In the event, across countries, developed and developing, the availability and use of mortgage loans, and the resulting demand in the residential property market, has resulted in a degree of buoyancy in real (consumer price inflation adjusted) residential property prices, as captured in statistics from the Bank for Internationalist Settlements. In both the US and the Euro area (Charts 1 and 2), property prices have risen sharply in recent years — since 2012 in the case of the US and 2014 in the case of the EU. As a result, real residential property prices are way above their post crisis troughs, and slowly approaching their pre-crisis peaks. However, as Chart 3 shows, within Europe there are countries in which real residential property prices have been stagnant (France) or falling (Italy), where in others they have been rising (Germany).
This is curious because an impression has gained ground that because of common drivers affecting asset markets in all countries, there is a now a high degree of synchronization of housing price movements. The IMF’s April 2018 edition of the Global Financial Stability Report, for example, argues: “The international transmission of financial conditions, such as those occurring because of a change in monetary policy in one large country, usually occurs through capital flows. These flows do not need to go directly into housing investments as long as they affect credit availability and mortgage rates in the receiving country. In addition, an increase in the global demand for safe assets may compress the rates of sovereign bonds considered as low risk, thereby holding down mortgage rates and supporting booming house prices across many countries at once.”
This case for synchronisation of housing price trends originates from evidence from emerging markets like China and India, where too real property prices, as captured by the database of the Bank for International Settlements, have risen — interestingly, far more sharply and for a longer period in India than in China. But, even among so-called “emerging markets”, the trend has not been so clear cut. There have been many in which prices have been sticky if not stagnant.
This only reflects the fact that even if massive liquidity infusion triggers capital movements into countries across the world, not all countries are targets. Countries which are chosen for specific reasons as targets for capital flows are the principal beneficiaries of the inflow either directly into their asset market or through intermediaries who leverage that capital to provide credit, which in turn flows into asset markets. Combine that with the fact that performance varies across advanced country economies, and capital flows to asset markets varies across countries.

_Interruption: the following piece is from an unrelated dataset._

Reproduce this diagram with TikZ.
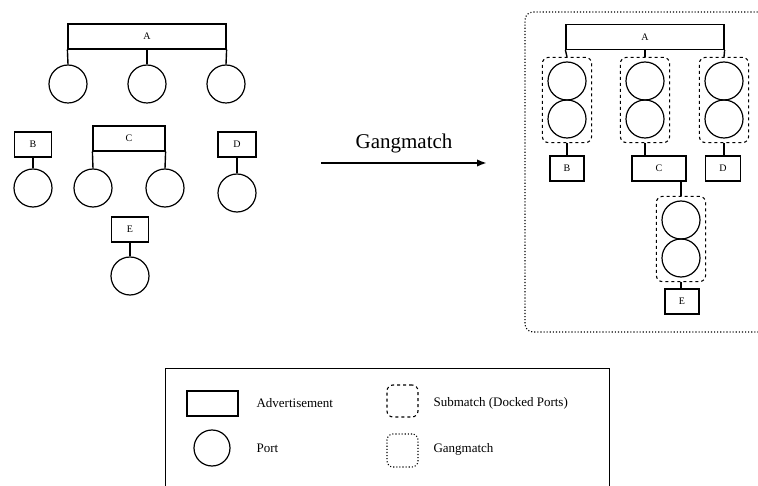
\documentclass[tikz,border=0pt]{standalone}
\usepackage{fontspec}
\setmainfont{Liberation Serif}
\usetikzlibrary{arrows.meta, positioning, fit}
\tikzset{
  adv/.style={draw, line width=1.2pt, inner sep=0pt, minimum height=25pt, font=\fontsize{10}{12}\selectfont},
  port/.style={draw, circle, line width=1.2pt, inner sep=0pt, minimum size=38pt},
  submatch/.style={draw, dashed, rounded corners=6pt, line width=1.1pt, inner xsep=5pt, inner ysep=4pt},
  gang/.style={draw, dotted, rounded corners=8pt, line width=1.1pt},
  leg/.style={line width=1.4pt},
  arrow/.style={-{Latex[length=3.5mm, width=2.6mm]}, line width=2pt},
  legtext/.style={anchor=west, font=\fontsize{13}{15}\selectfont},
}

\begin{document}
\begin{tikzpicture}[x=1pt, y=-1pt]
    \useasboundingbox (0,0) rectangle (758,486);
    \clip (0,0) rectangle (758,486);

    % before
    \node[adv, minimum width=158pt] (advA) at (147,36.5) {A};
    \node[port] (pA1) at (68,84) {};
    \node[port] (pA2) at (147,84) {};
    \node[port] (pA3) at (226,84) {};
    \draw[leg] (advA.south west) -- (pA1.north);
    \draw[leg] (advA.south) -- (pA2.north);
    \draw[leg] (advA.south east) -- (pA3.north);

    \node[adv, minimum width=37pt] (advB) at (33,144.5) {B};
    \node[port] (pB) at (33,188) {};
    \draw[leg] (advB.south) -- (pB.north);

    \node[adv, minimum width=72pt] (advC) at (129,138.5) {C};
    \node[port] (pC1) at (93,188) {};
    \node[port] (pC2) at (165,188) {};
    \draw[leg] (advC.south west) -- (pC1.north);
    \draw[leg] (advC.south east) -- (pC2.north);

    \node[adv, minimum width=38pt] (advD) at (237,144.5) {D};
    \node[port] (pD) at (237,193) {};
    \draw[leg] (advD.south) -- (pD.north);

    \node[adv, minimum width=37pt] (advE) at (130,229.5) {E};
    \node[port] (pE) at (130,276) {};
    \draw[leg] (advE.south) -- (pE.north);

    % gangmatch arrow
    \coordinate (arrS) at (321,163);
    \coordinate (arrE) at (487,163);
    \draw[arrow] (arrS) -- node[above=6pt, font=\fontsize{21}{24}\selectfont] {Gangmatch} (arrE);

    % after
    \node[gang, minimum width=250pt, minimum height=320pt] (gm) at (650,172) {};

    \node[adv, minimum width=158pt] (advA2) at (645,37) {A};
    \foreach \nm/\x in {B/567, C/645, D/724} {
      \node[port] (t\nm) at (\x,81) {};
      \node[port] (b\nm) at (\x,119) {};
      \node[submatch, fit=(t\nm)(b\nm)] (sm\nm) {};
    }
    \draw[leg] (advA2.south west) -- (smB.north);
    \draw[leg] (advA2.south) -- (smC.north);
    \draw[leg] (advA2.south east) -- (smD.north);

    \node[adv, minimum width=34pt] (advB2) at (567,168.5) {B};
    \node[adv, minimum width=54pt] (advC2) at (659,168.5) {C};
    \node[adv, minimum width=35pt] (advD2) at (723,168.5) {D};
    \draw[leg] (smB.south) -- (smB.south |- advB2.north);
    \draw[leg] (smC.south) -- (smC.south |- advC2.north);
    \draw[leg] (smD.south) -- (smD.south |- advD2.north);

    \node[port] (tE) at (681,220) {};
    \node[port] (bE) at (681,258) {};
    \node[submatch, fit=(tE)(bE)] (smE) {};
    \draw[leg] (smE.north |- advC2.south) -- (smE.north);
    \node[adv, minimum width=34pt] (advE2) at (682,301.5) {E};
    \draw[leg] (smE.south) -- (smE.south |- advE2.north);

    % legend
    \node[draw, line width=0.9pt, minimum width=444pt, minimum height=150pt, anchor=north west] (legend) at (165,368) {};
    \node[adv, minimum width=51pt] (legAdv) at (212.5,403.5) {};
    \node[legtext] (txtAdv) at (253,403) {Advertisement};
    \node[port, minimum size=36pt] (legPort) at (212,448) {};
    \node[legtext] (txtPort) at (253,448) {Port};
    \node[submatch, minimum width=31pt, minimum height=32pt] (legSub) at (402.5,401) {};
    \node[legtext] (txtSub) at (430,403) {Submatch (Docked Ports)};
    \node[gang, rounded corners=6pt, minimum width=31pt, minimum height=33pt] (legGang) at (402.5,450.5) {};
    \node[legtext] (txtGang) at (430,449) {Gangmatch};
\end{tikzpicture}
\end{document}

In sum, global housing markets reflect two tendencies in the currently globalised world. An overall average tendency for residential property prices to rise because of the surfeit of liquidity in search of returns. And an unequal distribution of the rise in residential property prices across countries within the OECD and outside it. But under this complex scenario lies the reality that this asset price inflation has been generated by the liquidity created by central banks in the advanced countries to address the recession they were experiencing. That implies, in turn, that many developing countries are prone to an unwinding of unsustainable asset prices in ways that can be damaging. In the long run, regulation to limit interdependence seems to be necessary to reduce vulnerability and enhance policy space.